You set a new working directory


In [5]:
current_dir = os.getcwd()
current_dir

'/workspace/CherryPicker'

## Install Kaggle


In [6]:
! pip install kaggle



Change Kaggle configuration directory to the current working directory

In [7]:
os.environ['KAGGLE_CONFIG_DIR'] = os.getcwd()
! chmod 600 kaggle.json

Download Kaggle dataset

In [9]:
KaggleDatasetPath = "codeinstitute/cherry-leaves"
DestinationFolder = "inputs/cherry_leaves_dataset"
! kaggle datasets download - d {KaggleDatasetPath} - p {DestinationFolder}

Dataset URL: https://www.kaggle.com/datasets/codeinstitute/cherry-leaves
License(s): unknown
Downloading cherry-leaves.zip to inputs/cherry_leaves_dataset
 98%|█████████████████████████████████████▎| 54.0M/55.0M [00:02<00:00, 30.5MB/s]
100%|██████████████████████████████████████| 55.0M/55.0M [00:02<00:00, 23.1MB/s]


Unzip downloaded file, save contents and delete

In [10]:
import zipfile
with zipfile.ZipFile(DestinationFolder + '/cherry-leaves.zip', 'r') as zip_ref:
    zip_ref.extractall(DestinationFolder)

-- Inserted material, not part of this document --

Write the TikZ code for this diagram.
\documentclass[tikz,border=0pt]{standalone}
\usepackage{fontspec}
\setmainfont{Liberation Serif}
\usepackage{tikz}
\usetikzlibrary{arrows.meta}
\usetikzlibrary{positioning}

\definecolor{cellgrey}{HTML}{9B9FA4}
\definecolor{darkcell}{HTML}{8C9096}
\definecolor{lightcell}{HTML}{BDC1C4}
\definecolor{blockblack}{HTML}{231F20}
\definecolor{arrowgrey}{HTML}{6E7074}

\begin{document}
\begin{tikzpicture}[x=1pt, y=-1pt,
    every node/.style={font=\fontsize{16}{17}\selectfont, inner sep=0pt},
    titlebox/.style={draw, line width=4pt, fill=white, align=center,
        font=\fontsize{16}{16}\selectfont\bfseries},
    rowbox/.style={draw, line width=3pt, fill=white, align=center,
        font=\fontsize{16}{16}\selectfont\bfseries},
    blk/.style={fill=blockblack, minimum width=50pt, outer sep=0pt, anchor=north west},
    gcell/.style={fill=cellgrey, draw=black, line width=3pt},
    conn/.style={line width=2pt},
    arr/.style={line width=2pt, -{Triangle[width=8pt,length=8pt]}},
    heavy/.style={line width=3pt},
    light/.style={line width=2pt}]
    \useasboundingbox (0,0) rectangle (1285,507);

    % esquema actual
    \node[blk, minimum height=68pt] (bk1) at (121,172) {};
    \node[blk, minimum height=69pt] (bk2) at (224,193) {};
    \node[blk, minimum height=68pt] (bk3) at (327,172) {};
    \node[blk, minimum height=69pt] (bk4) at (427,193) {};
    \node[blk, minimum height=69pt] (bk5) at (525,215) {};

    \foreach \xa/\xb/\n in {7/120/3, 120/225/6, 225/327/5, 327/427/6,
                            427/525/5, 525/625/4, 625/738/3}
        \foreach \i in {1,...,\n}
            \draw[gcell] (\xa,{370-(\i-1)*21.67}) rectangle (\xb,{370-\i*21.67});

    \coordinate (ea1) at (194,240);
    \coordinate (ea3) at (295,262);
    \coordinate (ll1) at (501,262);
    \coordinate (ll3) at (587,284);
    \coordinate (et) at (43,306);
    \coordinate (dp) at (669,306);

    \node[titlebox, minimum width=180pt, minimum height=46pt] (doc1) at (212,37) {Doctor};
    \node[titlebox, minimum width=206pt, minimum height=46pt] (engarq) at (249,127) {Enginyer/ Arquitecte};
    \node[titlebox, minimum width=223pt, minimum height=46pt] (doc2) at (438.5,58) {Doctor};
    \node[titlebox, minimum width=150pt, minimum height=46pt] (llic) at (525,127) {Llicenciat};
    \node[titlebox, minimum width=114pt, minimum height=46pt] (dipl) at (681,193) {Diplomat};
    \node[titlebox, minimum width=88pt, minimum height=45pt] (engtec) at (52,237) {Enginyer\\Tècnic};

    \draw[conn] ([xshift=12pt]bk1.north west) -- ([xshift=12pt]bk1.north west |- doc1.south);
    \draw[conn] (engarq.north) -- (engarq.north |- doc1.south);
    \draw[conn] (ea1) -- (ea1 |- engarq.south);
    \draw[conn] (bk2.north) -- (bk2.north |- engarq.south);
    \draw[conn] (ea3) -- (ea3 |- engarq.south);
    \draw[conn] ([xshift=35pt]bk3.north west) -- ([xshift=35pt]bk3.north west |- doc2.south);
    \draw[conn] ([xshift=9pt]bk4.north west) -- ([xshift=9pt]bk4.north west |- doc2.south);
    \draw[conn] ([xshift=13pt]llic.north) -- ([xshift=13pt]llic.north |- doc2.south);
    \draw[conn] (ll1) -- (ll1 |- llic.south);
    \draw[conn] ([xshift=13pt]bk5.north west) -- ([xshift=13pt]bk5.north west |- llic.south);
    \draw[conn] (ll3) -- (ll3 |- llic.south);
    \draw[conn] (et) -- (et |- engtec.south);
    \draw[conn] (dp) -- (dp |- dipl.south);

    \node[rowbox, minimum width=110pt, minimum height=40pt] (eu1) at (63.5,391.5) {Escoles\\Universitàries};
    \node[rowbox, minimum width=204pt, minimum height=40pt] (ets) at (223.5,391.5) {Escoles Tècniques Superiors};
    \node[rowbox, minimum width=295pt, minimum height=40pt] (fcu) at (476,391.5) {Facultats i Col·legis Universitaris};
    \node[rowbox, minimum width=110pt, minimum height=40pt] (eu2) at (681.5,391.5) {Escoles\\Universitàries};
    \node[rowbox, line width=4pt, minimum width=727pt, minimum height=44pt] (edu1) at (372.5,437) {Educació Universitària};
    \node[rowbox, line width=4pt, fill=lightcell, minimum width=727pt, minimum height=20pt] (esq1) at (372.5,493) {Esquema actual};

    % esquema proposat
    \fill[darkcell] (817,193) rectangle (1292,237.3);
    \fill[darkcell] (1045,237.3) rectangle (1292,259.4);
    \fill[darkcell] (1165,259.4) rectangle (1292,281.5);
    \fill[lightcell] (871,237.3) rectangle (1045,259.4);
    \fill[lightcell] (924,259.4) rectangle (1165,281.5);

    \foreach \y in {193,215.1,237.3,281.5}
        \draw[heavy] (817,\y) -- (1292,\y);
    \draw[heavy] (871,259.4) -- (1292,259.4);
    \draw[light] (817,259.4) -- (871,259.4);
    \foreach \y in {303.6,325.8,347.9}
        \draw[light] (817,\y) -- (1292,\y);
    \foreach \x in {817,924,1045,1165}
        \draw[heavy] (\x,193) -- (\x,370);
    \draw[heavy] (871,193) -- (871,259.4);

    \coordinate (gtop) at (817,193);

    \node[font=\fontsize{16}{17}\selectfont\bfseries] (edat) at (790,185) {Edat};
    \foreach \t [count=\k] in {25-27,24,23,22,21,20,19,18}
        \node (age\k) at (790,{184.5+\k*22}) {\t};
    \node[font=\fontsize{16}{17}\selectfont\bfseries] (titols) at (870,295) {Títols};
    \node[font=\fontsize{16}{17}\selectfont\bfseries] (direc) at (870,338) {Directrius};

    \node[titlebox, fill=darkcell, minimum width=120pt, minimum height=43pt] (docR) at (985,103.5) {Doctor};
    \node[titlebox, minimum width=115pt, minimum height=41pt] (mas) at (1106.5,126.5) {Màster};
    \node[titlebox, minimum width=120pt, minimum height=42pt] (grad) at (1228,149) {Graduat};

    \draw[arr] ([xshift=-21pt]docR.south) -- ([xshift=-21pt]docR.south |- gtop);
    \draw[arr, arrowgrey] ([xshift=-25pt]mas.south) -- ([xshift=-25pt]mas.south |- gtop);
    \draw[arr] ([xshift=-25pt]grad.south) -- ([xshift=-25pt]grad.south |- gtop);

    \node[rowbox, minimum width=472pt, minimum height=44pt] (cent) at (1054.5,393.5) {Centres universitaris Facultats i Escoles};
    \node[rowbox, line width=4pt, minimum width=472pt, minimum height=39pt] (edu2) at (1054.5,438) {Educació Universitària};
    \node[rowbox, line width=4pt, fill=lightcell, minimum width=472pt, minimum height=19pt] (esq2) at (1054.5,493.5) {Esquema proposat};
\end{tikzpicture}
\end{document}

os.remove(DestinationFolder + '/cherry-leaves.zip')

## Data Cleaning & Preparation

### Remove non-image files

In [11]:
def remove_non_image_file(my_data_dir):
    """
    This is a function to check the dataset
    for files that are not images and delete
    all such files
    """
    image_extension = ('.png', '.jpg', '.jpeg')
    folders = os.listdir(my_data_dir)
    for folder in folders:
        files = os.listdir(my_data_dir + '/' + folder)
        i = []
        j = []
        for given_file in files:
            if not given_file.lower().endswith(image_extension):
                file_location = my_data_dir + '/' + folder + '/' + given_file
                os.remove(file_location)
                i.append(1)
            else:
                j.append(1)
                pass
        print(f"Folder: {folder} - has image file", len(j))
        print(f"Folder: {folder} - has non-image file", len(i))

In [12]:
remove_non_image_file(my_data_dir='inputs/cherry_leaves_dataset/cherry-leaves')

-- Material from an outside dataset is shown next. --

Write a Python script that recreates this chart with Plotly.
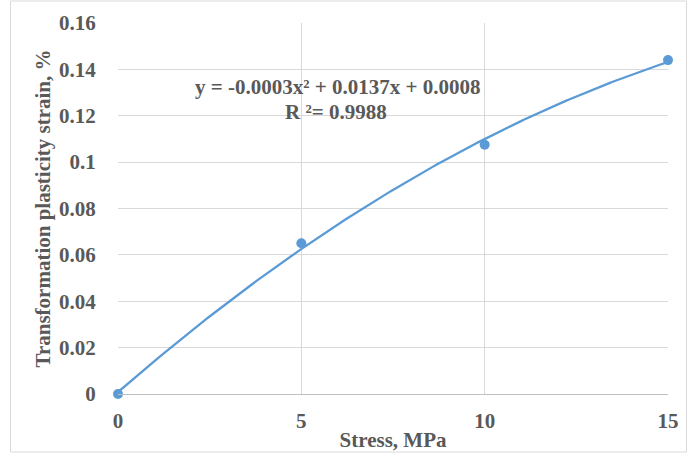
import numpy as np
import plotly.graph_objects as go

# Measured transformation plasticity strain vs applied stress
stress_mpa = [0, 5, 10, 15]
tp_strain_pct = [0.0, 0.065, 0.1075, 0.144]

x_ticks = [0, 5, 10, 15]
x_tick_text = ["0", "5", "10", "15"]
y_ticks = [0, 0.02, 0.04, 0.06, 0.08, 0.1, 0.12, 0.14, 0.16]
y_tick_text = ["0", "0.02", "0.04", "0.06", "0.08", "0.1", "0.12", "0.14", "0.16"]

equation_text = "y = -0.0003x² + 0.0137x + 0.0008"
r2_text = "R ²= 0.9988"

BLUE = "#5B9BD5"
GREY_TEXT = "#595959"
GRID = "#D9D9D9"
FONT = "Liberation Serif"

def bold_font(size=21):
    return dict(family=FONT, size=size, color=GREY_TEXT, weight="bold")

# Second-order polynomial trendline fitted to the measurements
coef = np.polyfit(stress_mpa, tp_strain_pct, 2)
xs = np.linspace(0, 15, 200)
ys = np.polyval(coef, xs)

fig = go.Figure()
fig.add_trace(go.Scatter(
    x=xs, y=ys, mode="lines",
    line=dict(color=BLUE, width=2.3),
    hoverinfo="skip", showlegend=False,
))
fig.add_trace(go.Scatter(
    x=stress_mpa, y=tp_strain_pct, mode="markers",
    marker=dict(color=BLUE, size=10),
    cliponaxis=False, showlegend=False,
))

# Plot area in pixels: x 118..668, y 23..394
L, R, T, B = 118, 668, 23, 394
W, H = 688, 454
def px(xp):
    return (xp - L) / (R - L)
def py(yp):
    return (B - yp) / (B - T)

fig.add_annotation(
    x=px(337), y=py(87), xref="paper", yref="paper",
    xanchor="center", yanchor="middle",
    text=equation_text, showarrow=False, font=bold_font(),
)
fig.add_annotation(
    x=px(336), y=py(112), xref="paper", yref="paper",
    xanchor="center", yanchor="middle",
    text=r2_text, showarrow=False, font=bold_font(),
)

# Light chart border
fig.add_shape(
    type="rect", xref="paper", yref="paper",
    x0=px(10.5), x1=px(686.5), y0=py(452), y1=py(1),
    line=dict(color=GRID, width=1), layer="below",
)

fig.update_layout(
    width=W, height=H,
    margin=dict(l=L, r=W - R, t=T, b=H - B, autoexpand=False),
    paper_bgcolor="white", plot_bgcolor="white",
    font=dict(family=FONT, color=GREY_TEXT),
)
fig.update_xaxes(
    range=[0, 15], tickvals=x_ticks, ticktext=x_tick_text,
    showgrid=True, gridcolor=GRID, gridwidth=1,
    showline=True, linecolor="#BFBFBF", linewidth=1, mirror=False,
    zeroline=False, ticks="outside", ticklen=8, tickcolor="rgba(0,0,0,0)",
    tickfont=bold_font(),
    title=dict(text="Stress, MPa", standoff=0, font=bold_font()),
    automargin=False,
)
fig.update_yaxes(
    range=[0, 0.16], tickvals=y_ticks, ticktext=y_tick_text,
    showgrid=True, gridcolor=GRID, gridwidth=1,
    showline=False, zeroline=False,
    ticks="outside", ticklen=17, tickcolor="rgba(0,0,0,0)",
    tickfont=bold_font(),
    title=dict(text="Transformation plasticity strain, %", standoff=2,
               font=bold_font()),
    automargin=False,
)

fig.write_html("out.html")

Folder: healthy - has image file 2104
Folder: healthy - has non-image file 0
Folder: powdery_mildew - has image file 2104
Folder: powdery_mildew - has non-image file 0


### Split data into Train and Test sets

In [13]:
import os
import shutil
import random
import joblib


def split_images(my_data_dir, train_set_ratio, validation_set_ratio,
                 test_set_ratio):
    """
    This function creates the train, validation
    and test sets and splits the data into them
    The parameters are as follows:
    my_data_dir = the path to the input directory
    where the images are kept
    train_set_ratio = ratio of images included in the train set
    validation_set_ratio = ratio of images included in the validation set
    test_set_ratio = ratio of images included in the test set
    """
    if train_set_ratio + validation_set_ratio + test_set_ratio != 1.0:
        print("train_set_ratio + validation_set_ratio +"
              "test_set_ratio should sum to 1.0")
        return

    # gets classes labels
    labels = os.listdir(my_data_dir)
    if 'test' in labels:
        pass
    else:
        # create train, test folders with classes labels sub-folder
        for folder in ['train', 'validation', 'test']:
            for label in labels:
                os.makedirs(name=my_data_dir + '/' + folder + '/' + label)

        for label in labels:

            files = os.listdir(my_data_dir + '/' + label)
            random.shuffle(files)

            train_set_files_qty = int(len(files) * train_set_ratio)
            validation_set_files_qty = int(len(files) * validation_set_ratio)

            count = 1
            for file_name in files:
                if count <= train_set_files_qty:
                    # move a given file to the train set
                    shutil.move(my_data_dir + '/' + label + '/' +
                                file_name, my_data_dir +
                                '/train/' + label + '/' + file_name)

                elif count <= (train_set_files_qty + validation_set_files_qty):
                    # move a given file to the validation set
                    shutil.move(my_data_dir + '/' + label + '/' + file_name,
                                my_data_dir + '/validation/' +
                                label + '/' + file_name)

                else:
                    # move given file to test set
                    shutil.move(my_data_dir + '/' + label + '/' + file_name,
                                my_data_dir + '/test/' + label + '/'
                                + file_name)

                count += 1

            os.rmdir(my_data_dir + '/' + label)

The dataset will be divided up as follows in the conventional manner:
- 70% train set
- 20% validation set
- 10% test set

In [14]:
split_images(my_data_dir=f"inputs/cherry_leaves_dataset/cherry-leaves",
             train_set_ratio=0.7,
             validation_set_ratio=0.1,
             test_set_ratio=0.2
             )